I came to watch this film via a roundabout process. Around twenty years ago, I lived in LA and went on a date with an attractive bartendress from a watering hole I frequented. She told me she’d acted in several horror films, including one of the “Creepshow” sequels, and a movie based on the H.P. Lovecraft short story “Cold Air.” That movie was “Chill.”
Recently, the film came up in my Amazon recommendations, and I realized I’d never seen it.
I will say, my erstwhile date was acting alongside some industry heavyweights. “Chill’s” star, Thomas Calabro, was very big in the 90s for his role in the TV show Melrose Place. James Russo is a career actor we’ve all seen in dozens of films. Ashley Laurence made her name in the “Hellraiser” movies.
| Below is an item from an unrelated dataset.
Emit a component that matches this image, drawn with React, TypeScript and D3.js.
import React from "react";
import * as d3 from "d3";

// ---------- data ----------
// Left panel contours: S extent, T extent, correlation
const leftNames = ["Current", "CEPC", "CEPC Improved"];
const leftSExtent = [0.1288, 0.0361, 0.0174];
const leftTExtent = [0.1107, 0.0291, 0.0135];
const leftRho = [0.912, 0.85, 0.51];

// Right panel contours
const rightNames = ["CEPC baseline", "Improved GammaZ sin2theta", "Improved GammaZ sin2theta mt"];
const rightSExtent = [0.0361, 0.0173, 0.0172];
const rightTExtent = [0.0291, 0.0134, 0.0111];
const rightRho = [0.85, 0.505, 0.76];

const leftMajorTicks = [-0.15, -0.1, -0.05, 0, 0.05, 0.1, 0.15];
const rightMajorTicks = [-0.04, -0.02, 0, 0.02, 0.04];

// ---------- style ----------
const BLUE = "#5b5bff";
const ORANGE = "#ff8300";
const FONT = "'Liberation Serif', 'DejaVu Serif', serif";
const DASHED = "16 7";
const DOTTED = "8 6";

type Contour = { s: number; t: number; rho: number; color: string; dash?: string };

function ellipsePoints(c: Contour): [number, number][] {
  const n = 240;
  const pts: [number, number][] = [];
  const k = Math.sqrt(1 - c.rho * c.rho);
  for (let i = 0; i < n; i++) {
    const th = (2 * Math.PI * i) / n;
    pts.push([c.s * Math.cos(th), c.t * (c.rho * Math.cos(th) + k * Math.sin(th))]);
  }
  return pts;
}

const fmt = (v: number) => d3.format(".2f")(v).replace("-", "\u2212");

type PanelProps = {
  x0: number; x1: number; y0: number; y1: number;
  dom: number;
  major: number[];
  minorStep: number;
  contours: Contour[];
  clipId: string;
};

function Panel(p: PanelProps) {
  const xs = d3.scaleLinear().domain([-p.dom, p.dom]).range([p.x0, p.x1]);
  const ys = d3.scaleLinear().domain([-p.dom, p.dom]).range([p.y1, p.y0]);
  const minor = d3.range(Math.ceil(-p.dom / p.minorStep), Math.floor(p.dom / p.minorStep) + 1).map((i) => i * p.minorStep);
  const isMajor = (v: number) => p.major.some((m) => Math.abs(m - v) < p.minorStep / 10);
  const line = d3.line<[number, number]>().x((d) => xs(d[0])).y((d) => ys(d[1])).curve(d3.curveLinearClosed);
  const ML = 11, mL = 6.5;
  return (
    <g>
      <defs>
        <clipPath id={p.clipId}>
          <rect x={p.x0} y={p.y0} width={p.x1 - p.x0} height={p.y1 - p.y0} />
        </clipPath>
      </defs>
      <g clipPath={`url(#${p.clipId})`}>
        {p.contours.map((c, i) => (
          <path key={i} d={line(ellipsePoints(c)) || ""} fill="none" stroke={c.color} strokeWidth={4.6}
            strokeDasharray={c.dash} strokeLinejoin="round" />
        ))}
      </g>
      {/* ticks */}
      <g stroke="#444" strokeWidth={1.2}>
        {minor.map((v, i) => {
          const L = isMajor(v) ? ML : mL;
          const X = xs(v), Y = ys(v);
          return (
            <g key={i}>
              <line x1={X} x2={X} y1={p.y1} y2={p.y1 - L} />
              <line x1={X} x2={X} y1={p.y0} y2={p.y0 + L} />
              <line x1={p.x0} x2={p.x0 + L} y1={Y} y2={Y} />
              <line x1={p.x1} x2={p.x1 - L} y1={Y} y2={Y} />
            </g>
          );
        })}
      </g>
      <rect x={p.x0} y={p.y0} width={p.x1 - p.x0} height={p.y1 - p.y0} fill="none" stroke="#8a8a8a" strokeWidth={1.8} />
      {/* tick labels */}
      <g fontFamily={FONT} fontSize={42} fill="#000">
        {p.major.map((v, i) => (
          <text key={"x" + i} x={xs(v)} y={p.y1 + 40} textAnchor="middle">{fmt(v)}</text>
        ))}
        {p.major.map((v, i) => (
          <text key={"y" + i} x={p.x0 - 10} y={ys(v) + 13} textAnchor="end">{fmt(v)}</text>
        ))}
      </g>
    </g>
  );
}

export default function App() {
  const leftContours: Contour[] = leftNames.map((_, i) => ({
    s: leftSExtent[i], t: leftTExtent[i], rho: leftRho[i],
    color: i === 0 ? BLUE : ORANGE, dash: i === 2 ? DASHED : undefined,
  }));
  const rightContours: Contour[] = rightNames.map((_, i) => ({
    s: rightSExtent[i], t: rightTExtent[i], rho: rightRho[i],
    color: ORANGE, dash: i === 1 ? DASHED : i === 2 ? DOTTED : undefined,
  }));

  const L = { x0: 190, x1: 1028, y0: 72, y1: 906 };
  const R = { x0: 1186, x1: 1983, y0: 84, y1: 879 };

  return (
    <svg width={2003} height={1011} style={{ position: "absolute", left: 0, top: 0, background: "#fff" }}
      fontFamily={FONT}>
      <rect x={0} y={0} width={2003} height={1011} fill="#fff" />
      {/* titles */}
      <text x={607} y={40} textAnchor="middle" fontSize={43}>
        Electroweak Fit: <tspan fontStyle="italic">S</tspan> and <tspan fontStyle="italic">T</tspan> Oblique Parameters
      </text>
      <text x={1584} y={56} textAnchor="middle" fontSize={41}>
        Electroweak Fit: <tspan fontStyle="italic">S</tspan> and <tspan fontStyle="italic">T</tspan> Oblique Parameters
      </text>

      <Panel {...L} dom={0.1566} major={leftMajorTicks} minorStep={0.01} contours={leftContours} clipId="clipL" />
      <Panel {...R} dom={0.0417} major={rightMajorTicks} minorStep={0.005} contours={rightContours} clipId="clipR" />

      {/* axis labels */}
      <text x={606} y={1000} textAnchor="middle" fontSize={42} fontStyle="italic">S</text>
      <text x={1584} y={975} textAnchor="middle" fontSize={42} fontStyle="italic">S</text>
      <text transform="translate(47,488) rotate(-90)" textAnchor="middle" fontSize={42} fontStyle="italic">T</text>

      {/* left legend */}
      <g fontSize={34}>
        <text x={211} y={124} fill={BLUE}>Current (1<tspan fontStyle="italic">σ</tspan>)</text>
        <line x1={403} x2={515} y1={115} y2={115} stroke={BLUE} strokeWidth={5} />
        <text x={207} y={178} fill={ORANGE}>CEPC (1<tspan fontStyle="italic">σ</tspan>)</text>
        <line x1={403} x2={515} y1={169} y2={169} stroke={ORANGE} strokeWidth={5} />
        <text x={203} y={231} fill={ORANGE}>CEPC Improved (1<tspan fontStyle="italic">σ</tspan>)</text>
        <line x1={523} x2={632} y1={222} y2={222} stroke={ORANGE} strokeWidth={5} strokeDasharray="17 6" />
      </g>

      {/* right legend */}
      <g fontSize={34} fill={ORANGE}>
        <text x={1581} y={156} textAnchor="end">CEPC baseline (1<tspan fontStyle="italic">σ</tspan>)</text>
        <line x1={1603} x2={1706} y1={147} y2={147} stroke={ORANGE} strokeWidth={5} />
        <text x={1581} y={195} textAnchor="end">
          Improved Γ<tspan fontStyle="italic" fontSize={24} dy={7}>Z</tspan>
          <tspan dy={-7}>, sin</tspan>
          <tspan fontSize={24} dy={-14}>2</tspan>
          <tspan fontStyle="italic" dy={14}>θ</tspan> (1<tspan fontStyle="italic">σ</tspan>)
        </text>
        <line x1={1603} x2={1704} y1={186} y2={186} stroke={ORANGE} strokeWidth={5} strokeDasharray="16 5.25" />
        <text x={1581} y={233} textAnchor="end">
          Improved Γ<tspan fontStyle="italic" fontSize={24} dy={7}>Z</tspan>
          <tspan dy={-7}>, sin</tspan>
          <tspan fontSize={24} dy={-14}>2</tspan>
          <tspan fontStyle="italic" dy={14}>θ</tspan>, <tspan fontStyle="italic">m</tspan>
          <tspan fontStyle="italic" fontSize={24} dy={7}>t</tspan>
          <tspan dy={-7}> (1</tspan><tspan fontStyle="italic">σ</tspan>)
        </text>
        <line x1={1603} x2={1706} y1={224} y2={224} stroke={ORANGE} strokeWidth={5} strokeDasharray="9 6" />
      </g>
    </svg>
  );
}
Somehow, despite all that talent, “Chill” is the cinematic equivalent of flaming dog feces.
My first complaint: the awful editing. You know that feeling where you’re watching a movie and you’re thinking, “Wait – what’s happening? He’s attacking that guy in an alley with a crowbar? No, wait, now the other guy has the crowbar? And they’re somehow in a grocery store?” “Chill” is full of stuff like that.
Also, this had one of the worst soundtracks I’ve ever heard in a horror film. Just kind of maudlin spooky music that never seems to go anywhere. I’m pretty sure the director just grabbed some stuff from a “scary music” library and laid it over the final cut.
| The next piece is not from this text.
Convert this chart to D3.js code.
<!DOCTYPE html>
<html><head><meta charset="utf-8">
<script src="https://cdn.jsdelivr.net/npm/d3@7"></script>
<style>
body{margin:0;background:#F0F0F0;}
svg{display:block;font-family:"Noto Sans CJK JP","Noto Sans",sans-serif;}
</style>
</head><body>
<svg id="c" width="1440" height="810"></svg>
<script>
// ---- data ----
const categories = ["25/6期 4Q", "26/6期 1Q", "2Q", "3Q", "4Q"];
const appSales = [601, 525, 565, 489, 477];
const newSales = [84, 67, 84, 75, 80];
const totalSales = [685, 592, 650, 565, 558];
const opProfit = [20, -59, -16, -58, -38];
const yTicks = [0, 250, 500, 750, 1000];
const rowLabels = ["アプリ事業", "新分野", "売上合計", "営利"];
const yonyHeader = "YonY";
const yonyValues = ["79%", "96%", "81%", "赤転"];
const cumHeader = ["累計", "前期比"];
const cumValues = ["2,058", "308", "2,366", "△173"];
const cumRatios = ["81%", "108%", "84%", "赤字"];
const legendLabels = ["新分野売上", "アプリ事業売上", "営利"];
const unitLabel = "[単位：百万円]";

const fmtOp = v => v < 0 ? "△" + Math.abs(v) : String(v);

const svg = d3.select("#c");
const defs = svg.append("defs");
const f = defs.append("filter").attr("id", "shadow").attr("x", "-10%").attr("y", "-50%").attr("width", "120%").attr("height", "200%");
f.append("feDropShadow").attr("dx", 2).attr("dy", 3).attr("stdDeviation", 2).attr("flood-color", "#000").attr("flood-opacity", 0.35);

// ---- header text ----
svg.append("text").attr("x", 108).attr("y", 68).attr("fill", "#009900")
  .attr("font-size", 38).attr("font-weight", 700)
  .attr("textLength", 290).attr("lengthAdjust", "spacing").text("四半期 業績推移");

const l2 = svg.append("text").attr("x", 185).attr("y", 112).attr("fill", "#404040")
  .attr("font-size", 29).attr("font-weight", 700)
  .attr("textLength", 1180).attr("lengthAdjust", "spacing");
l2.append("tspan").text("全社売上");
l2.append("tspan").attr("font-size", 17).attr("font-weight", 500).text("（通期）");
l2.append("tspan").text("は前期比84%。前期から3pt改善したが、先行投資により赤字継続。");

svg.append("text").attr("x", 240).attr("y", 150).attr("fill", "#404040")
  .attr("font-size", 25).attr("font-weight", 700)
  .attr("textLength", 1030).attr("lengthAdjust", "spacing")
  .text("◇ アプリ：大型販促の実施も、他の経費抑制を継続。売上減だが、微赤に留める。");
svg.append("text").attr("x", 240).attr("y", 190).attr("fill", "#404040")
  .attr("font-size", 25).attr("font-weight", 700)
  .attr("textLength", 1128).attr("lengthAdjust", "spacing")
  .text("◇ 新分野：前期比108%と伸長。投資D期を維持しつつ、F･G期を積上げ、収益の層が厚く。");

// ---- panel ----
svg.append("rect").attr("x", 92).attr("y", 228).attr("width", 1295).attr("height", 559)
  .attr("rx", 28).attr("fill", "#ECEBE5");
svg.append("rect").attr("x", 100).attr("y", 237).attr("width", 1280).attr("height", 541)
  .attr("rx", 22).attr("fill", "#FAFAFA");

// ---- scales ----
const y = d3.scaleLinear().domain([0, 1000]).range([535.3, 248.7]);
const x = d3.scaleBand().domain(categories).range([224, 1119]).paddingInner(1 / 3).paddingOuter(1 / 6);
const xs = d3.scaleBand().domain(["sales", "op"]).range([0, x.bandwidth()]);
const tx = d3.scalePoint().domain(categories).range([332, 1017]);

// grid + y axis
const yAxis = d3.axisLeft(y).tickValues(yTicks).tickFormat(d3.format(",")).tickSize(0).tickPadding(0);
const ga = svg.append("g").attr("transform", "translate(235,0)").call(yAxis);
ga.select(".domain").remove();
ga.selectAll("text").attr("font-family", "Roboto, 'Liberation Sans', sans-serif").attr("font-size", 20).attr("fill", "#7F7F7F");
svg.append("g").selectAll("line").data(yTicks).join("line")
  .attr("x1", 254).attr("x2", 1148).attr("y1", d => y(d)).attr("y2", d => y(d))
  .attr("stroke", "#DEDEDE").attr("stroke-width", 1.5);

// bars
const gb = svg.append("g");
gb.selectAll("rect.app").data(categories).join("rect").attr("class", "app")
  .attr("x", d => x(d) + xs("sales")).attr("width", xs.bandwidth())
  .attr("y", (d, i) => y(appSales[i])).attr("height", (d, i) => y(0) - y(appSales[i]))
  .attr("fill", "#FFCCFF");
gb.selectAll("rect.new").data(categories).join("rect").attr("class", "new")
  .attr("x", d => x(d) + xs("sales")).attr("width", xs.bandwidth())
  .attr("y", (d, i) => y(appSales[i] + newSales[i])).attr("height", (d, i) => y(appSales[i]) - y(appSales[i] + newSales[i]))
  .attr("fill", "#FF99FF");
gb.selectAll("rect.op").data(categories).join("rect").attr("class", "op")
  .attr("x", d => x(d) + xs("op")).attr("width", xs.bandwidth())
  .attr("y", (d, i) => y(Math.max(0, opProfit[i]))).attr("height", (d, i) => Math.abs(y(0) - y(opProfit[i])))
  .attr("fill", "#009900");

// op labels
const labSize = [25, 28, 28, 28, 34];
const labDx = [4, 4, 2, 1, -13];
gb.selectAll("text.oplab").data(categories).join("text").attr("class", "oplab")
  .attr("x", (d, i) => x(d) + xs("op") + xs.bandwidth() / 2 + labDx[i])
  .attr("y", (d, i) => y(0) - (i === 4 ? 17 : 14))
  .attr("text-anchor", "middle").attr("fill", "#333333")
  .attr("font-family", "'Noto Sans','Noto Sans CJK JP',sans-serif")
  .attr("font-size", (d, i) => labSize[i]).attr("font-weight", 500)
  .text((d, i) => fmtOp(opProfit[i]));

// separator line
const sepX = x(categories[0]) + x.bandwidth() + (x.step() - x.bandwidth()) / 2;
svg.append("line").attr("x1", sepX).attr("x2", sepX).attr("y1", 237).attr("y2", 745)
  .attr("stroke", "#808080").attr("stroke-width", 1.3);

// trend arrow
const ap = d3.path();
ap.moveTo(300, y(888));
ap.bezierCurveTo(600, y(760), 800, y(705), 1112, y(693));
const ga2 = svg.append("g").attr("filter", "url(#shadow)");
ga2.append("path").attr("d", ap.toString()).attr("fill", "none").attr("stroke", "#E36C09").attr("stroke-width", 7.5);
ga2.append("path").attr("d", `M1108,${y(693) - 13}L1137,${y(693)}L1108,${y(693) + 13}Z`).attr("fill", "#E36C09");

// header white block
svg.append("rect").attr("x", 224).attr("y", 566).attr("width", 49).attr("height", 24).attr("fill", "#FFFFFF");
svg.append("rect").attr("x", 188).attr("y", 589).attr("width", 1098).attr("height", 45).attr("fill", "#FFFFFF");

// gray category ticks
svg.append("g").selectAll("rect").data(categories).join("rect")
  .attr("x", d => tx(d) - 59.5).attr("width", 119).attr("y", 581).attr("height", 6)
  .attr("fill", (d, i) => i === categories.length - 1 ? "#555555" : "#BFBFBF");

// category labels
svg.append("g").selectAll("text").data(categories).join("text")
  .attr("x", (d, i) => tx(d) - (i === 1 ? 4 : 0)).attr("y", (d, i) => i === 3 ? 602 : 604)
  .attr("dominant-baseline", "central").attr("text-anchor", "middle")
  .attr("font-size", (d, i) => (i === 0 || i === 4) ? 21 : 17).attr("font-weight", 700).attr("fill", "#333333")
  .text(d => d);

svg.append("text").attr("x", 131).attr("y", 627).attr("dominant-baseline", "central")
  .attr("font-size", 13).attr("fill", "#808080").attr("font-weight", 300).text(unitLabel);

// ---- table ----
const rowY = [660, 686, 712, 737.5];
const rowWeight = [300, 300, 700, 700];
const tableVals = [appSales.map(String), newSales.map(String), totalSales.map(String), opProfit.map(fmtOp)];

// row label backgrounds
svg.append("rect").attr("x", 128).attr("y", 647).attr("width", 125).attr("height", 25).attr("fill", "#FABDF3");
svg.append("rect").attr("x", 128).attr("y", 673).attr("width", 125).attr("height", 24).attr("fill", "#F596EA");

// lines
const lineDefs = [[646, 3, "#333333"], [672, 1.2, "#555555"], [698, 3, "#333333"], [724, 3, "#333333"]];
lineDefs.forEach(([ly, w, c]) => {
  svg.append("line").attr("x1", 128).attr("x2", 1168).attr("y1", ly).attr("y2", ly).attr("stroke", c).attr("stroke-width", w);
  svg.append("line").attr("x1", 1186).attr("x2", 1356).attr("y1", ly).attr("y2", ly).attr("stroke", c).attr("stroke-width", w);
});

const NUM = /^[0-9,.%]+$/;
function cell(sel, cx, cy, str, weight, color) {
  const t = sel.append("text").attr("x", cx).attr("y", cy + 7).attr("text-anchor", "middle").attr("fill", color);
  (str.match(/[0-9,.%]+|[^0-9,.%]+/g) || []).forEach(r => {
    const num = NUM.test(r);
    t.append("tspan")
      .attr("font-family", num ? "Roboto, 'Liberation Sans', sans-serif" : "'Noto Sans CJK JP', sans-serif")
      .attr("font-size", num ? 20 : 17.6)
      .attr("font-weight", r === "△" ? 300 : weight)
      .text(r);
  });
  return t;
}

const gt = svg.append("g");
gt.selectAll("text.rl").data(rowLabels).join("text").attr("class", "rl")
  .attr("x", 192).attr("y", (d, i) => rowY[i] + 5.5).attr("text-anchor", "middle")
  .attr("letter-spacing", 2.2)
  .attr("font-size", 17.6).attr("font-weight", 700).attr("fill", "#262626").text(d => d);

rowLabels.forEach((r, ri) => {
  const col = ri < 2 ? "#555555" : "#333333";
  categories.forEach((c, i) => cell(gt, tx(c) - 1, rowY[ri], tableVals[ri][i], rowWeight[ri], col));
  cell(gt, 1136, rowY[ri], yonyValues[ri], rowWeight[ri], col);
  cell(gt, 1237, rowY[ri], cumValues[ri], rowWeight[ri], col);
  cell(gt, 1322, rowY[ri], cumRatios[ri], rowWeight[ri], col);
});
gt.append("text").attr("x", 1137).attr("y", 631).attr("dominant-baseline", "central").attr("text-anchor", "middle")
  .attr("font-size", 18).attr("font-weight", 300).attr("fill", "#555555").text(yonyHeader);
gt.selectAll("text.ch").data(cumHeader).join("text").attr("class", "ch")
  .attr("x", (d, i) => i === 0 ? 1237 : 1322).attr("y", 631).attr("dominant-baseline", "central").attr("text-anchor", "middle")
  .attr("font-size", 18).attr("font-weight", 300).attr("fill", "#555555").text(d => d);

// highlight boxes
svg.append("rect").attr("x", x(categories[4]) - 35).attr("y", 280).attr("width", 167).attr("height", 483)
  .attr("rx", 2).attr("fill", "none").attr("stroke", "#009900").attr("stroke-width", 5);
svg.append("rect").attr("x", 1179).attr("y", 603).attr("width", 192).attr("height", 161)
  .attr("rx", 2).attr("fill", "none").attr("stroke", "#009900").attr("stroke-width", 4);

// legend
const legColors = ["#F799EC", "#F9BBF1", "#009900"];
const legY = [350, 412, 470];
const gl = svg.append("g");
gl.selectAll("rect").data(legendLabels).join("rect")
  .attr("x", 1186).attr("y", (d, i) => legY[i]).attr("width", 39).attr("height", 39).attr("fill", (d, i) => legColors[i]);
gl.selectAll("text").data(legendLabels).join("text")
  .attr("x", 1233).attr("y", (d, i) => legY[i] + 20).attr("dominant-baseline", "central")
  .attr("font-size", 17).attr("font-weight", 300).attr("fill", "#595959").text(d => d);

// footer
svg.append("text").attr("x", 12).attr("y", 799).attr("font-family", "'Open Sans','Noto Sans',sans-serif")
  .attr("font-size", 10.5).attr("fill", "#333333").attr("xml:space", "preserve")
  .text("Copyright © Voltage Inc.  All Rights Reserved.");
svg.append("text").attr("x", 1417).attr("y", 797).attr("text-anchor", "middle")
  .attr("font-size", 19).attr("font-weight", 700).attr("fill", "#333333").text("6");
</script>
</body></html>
Another complaint I had, though this is probably not the film’s fault as I’ve noticed this with several Amazon movies: the dialogue was buried under the soundtrack and foley effects. I had to put closed captioning on (which augmented my sense of how bad the dialogue was. Seeing it in print was damning.)
The fundamental premise of the story, (mild spoiler alert) that of a guy who has to keep himself in cold temperatures and graft skin of various victims onto himself to stay alive—was pretty ghastly. Yet somehow, it was not scary in the hands of the movie’s creators.
There was some particularly awful CGI at the end.
My presumption is this. Upon completion of the film, the producers decided the best promotional effort would be to have the actors go on dates with random bozos, in the hope that said bozos would decide to watch the movie years later.
It worked, I guess.
Best line: “He hooked them … with a hook.”